So it turns out that Tako is blind. We knew something wasn’t right, as sometimes she wouldn’t respond to toys waved in front of her nose, and she would come tearing around the corner in the bedroom and run right into the legs of one of the dressers with the cutest little [thump] sound.
Since we are doting cat owners, we got an appointment at a cat ophthalmologist. Yes, they exist, and yes, that’s what the professor salaries are for. Carrie wound up having to go by herself because I was in a meeting. The vet looked over Tako’s eyes and then let Carrie peer into her eyes. She (Tako, not Carrie) has something called “retinal death” — as in, there are not a lot of blood vessels in her retina, which makes it more shiny and reflective. Cats usually have reflective eyes in the camera but in this picture you can see there’s a lot more reflection than usual:
Either it’s genetic or she got a virus from her mother in the womb.
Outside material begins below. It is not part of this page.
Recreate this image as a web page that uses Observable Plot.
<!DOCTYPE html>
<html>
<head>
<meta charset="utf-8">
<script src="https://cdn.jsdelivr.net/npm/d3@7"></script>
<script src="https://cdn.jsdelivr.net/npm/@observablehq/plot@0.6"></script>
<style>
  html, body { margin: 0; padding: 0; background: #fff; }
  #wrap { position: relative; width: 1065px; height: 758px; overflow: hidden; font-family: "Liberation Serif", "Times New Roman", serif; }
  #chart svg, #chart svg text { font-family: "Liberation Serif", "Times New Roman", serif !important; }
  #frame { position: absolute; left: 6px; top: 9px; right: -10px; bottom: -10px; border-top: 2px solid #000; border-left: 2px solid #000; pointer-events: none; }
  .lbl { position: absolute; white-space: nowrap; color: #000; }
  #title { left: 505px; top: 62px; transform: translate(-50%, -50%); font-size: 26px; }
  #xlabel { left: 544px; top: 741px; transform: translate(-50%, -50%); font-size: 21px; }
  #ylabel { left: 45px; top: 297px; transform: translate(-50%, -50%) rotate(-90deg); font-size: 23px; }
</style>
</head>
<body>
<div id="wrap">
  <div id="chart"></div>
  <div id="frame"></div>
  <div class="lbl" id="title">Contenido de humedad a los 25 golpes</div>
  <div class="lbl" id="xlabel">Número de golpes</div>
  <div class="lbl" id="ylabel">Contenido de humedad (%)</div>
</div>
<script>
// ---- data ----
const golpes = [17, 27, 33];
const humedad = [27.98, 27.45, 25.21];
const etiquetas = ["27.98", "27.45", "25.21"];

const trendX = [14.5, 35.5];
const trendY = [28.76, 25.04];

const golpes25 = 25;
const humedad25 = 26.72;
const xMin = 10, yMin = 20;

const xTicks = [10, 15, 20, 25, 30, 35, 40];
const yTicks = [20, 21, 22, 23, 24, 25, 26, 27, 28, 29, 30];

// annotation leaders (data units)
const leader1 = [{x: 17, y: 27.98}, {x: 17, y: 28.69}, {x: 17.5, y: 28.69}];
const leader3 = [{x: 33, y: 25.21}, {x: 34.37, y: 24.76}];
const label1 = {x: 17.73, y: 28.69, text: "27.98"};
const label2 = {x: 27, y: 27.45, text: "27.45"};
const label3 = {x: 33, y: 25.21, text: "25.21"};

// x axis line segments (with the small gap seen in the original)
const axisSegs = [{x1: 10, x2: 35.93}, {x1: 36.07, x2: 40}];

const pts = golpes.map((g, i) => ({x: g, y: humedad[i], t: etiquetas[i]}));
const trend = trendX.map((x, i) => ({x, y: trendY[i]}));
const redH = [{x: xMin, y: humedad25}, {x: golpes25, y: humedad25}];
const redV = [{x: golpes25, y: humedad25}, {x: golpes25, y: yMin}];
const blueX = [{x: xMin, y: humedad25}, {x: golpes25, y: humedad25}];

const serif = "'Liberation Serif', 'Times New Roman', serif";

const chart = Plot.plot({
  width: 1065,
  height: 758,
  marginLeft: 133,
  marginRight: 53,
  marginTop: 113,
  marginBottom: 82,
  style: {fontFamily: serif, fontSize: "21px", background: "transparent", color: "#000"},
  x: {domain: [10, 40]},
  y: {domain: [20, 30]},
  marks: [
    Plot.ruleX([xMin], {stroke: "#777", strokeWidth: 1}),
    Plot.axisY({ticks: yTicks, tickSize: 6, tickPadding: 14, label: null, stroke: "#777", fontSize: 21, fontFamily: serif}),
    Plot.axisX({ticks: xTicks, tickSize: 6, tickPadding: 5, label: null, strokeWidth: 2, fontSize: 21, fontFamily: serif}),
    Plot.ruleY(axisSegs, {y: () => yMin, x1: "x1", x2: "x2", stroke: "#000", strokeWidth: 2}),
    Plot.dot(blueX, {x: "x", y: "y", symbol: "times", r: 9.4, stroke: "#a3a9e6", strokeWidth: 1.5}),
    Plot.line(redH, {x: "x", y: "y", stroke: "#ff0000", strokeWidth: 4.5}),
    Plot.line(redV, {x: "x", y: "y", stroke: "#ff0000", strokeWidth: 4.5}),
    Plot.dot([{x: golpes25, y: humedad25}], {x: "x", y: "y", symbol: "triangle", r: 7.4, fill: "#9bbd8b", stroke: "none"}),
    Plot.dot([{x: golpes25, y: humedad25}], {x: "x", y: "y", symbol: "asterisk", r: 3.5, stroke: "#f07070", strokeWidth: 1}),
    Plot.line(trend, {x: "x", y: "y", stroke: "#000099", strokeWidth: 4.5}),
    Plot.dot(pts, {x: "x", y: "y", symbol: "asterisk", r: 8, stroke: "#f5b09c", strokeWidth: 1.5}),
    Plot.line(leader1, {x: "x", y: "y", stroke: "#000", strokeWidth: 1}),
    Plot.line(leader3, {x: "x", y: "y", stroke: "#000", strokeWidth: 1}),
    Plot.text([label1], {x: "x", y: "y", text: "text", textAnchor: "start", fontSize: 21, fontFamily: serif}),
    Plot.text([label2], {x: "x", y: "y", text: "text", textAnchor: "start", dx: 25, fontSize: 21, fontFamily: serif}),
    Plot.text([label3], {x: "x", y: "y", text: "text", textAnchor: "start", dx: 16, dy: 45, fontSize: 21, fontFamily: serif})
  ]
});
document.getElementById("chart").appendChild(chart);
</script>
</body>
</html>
The amazing thing is that we imagined she could be farsighted but we never imagined she was blind, and she’s been blind the whole time we’ve had her and we didn’t even know it. The vet told Carrie that this is normal and sometimes their human companions go a long time without realizing their cats are blind. As for what you do with a blind cat, his advice was pretty simple:
–> touch them a lot and talk to them a lot because (duh) they can’t see you
–> don’t move furniture around a lot
–> also blind cats tend to be more snuggly (oh, no!)
That’s it. He finished with the whole “she can lead a full life” schtick, which is hilarious since that appears to the part of the standard disability announcement speech.
Carrie was a little sad at first, but I have to say my own reaction was more being impressed. And now we understand the explanation for some behaviours we’d been seeing.
Between Galaxie’s extra toes, Tako’s blindness, my v0cal cord paralysis and Carrie’s diabetes, our household is living what Tobin Siebers called “human variety” in Disabiility Theory. Except it’s “the human and feline variety.”